**Problem to solve:** Find each line with the string "document" and copy it.

**Supplied records:**
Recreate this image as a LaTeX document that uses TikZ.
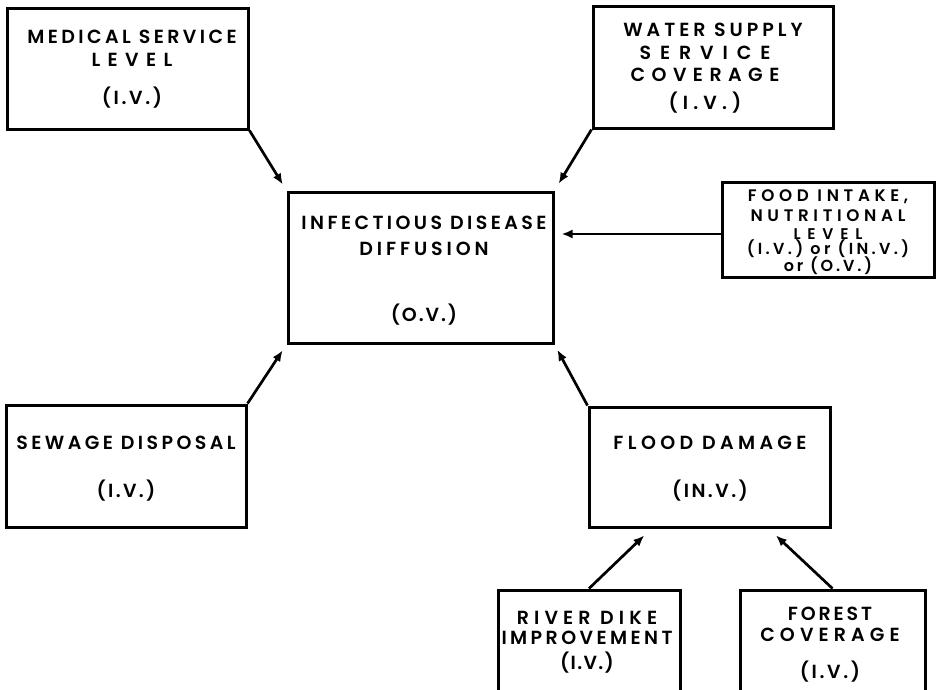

--

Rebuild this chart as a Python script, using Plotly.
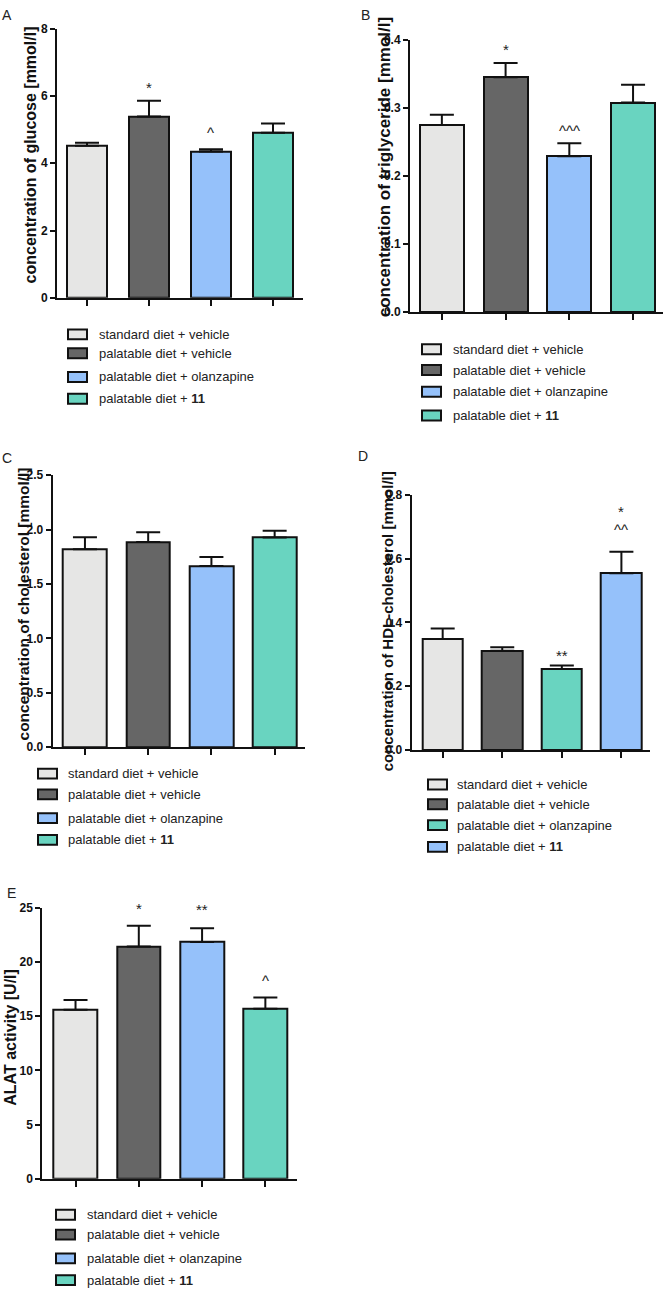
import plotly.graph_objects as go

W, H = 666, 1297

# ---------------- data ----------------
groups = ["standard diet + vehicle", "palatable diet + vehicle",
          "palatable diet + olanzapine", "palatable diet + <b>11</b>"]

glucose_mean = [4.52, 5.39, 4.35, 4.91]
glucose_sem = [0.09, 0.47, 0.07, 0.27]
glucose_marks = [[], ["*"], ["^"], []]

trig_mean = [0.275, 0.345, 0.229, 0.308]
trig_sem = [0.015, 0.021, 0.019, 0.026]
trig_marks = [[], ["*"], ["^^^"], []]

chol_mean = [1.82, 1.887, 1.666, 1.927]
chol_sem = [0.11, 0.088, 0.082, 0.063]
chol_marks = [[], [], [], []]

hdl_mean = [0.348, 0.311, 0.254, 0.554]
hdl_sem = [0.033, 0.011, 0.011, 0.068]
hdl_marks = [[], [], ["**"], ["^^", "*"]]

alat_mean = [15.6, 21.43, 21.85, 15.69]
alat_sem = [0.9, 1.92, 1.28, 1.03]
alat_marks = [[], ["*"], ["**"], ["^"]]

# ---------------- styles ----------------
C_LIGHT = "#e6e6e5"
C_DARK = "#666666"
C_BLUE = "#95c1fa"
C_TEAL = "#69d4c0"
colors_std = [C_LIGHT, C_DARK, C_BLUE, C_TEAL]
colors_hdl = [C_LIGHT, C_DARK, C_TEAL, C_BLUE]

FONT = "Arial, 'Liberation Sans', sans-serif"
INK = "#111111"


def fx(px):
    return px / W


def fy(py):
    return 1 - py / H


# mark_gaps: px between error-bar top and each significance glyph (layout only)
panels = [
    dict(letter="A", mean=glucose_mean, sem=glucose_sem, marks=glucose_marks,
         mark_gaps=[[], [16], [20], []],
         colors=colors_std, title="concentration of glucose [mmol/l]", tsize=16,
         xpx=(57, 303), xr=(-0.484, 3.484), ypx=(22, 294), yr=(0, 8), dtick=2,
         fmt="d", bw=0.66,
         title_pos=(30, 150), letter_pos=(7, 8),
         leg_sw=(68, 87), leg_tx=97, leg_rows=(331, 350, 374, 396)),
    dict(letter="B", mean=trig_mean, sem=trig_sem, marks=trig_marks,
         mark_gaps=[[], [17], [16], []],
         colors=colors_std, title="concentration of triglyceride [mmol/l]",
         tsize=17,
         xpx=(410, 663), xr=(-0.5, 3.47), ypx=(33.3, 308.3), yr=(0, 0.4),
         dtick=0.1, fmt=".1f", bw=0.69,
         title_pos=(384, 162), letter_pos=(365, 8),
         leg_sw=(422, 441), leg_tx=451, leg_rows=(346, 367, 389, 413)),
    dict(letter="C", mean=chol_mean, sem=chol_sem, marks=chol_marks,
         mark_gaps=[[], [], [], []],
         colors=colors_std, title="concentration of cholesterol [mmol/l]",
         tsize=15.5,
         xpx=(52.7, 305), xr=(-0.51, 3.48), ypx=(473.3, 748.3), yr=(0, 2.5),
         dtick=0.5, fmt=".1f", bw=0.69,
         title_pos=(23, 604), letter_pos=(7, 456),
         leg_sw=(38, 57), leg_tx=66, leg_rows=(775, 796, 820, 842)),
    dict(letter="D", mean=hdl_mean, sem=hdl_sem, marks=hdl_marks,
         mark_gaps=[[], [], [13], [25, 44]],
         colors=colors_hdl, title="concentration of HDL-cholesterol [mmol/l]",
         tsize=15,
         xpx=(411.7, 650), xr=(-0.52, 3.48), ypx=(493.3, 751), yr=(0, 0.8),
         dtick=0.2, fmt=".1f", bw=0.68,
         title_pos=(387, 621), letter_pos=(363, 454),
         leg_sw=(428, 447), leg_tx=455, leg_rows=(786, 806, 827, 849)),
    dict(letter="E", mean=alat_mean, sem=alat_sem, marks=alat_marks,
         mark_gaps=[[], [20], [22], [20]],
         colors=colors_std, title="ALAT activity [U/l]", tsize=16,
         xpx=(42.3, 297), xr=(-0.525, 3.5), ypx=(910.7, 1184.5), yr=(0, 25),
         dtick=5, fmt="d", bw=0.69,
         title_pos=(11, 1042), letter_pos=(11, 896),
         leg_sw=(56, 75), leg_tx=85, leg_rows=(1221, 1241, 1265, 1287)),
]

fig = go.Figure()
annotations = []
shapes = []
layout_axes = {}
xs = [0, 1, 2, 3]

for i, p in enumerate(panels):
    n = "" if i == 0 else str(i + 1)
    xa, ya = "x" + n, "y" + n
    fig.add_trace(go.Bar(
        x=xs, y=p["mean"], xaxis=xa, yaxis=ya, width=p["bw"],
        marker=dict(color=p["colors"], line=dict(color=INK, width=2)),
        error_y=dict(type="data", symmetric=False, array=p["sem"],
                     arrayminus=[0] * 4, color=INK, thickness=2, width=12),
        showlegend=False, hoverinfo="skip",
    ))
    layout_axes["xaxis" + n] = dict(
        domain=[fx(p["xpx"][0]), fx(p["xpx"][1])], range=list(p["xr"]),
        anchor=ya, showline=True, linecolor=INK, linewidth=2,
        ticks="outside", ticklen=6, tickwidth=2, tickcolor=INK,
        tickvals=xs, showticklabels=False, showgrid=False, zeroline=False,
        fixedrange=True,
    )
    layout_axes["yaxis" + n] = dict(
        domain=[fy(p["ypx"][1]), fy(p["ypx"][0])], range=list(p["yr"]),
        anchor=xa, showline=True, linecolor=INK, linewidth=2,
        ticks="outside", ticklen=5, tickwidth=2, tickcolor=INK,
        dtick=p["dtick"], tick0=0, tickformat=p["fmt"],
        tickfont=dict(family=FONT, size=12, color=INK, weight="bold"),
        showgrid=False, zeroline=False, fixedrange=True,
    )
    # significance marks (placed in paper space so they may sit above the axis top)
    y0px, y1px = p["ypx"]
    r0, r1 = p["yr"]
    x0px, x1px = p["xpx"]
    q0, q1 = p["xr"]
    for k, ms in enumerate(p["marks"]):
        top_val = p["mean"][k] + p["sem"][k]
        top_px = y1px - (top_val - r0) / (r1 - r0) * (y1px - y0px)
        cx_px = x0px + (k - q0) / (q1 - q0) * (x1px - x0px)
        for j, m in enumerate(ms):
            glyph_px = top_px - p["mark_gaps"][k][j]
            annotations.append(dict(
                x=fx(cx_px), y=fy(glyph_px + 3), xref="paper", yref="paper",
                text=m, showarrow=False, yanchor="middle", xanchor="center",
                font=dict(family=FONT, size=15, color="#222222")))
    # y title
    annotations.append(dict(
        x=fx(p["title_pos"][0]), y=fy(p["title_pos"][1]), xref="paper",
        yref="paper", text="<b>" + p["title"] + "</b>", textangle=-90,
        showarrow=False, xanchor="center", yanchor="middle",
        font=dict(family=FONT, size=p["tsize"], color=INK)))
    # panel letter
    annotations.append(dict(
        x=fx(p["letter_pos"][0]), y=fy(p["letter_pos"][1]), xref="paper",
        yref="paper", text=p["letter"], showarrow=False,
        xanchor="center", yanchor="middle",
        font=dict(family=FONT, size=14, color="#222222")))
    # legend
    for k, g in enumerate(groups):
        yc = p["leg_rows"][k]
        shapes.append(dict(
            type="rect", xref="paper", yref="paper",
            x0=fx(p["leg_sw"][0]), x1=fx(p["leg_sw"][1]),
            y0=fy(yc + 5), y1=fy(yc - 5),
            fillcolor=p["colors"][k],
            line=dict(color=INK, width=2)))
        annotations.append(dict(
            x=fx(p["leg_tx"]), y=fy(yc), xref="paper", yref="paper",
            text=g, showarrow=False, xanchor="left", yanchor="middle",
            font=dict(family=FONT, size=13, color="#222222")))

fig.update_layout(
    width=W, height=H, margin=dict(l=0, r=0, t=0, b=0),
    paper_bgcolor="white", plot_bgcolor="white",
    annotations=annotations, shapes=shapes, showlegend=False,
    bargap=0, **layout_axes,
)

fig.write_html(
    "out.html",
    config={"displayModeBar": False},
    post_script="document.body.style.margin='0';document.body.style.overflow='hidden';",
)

==

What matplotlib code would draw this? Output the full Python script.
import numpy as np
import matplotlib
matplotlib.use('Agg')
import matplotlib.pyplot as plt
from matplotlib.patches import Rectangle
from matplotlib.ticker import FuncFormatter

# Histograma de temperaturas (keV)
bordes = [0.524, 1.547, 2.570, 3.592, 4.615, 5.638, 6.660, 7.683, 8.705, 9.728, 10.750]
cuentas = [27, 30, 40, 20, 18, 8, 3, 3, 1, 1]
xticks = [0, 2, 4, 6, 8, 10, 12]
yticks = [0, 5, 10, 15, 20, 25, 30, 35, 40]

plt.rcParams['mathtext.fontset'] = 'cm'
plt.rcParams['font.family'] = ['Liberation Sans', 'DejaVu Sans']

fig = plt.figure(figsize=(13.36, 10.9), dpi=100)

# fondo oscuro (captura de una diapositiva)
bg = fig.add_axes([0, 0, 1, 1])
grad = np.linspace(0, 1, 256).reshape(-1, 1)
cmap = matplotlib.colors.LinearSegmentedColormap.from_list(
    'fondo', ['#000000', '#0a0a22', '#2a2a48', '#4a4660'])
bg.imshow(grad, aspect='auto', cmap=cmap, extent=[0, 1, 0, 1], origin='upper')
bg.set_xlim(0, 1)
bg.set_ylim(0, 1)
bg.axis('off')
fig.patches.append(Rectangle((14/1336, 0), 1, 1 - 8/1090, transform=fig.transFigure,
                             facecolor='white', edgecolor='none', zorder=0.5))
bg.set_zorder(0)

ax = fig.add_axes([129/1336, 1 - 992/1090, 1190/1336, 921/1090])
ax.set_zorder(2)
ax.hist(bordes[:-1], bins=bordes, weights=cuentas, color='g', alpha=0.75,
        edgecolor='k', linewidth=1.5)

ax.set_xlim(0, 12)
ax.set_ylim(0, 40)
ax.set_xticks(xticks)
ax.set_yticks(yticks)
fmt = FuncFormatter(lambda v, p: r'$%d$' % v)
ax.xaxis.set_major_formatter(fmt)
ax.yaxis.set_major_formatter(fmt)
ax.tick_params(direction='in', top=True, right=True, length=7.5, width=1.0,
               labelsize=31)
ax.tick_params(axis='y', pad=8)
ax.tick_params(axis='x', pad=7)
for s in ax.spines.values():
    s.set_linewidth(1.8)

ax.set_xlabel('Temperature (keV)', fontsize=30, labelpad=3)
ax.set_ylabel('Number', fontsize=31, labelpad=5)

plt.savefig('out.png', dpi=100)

**Output of the task:**
Recreate this image as a LaTeX document that uses TikZ.
    post_script="document.body.style.margin='0';document.body.style.overflow='hidden';",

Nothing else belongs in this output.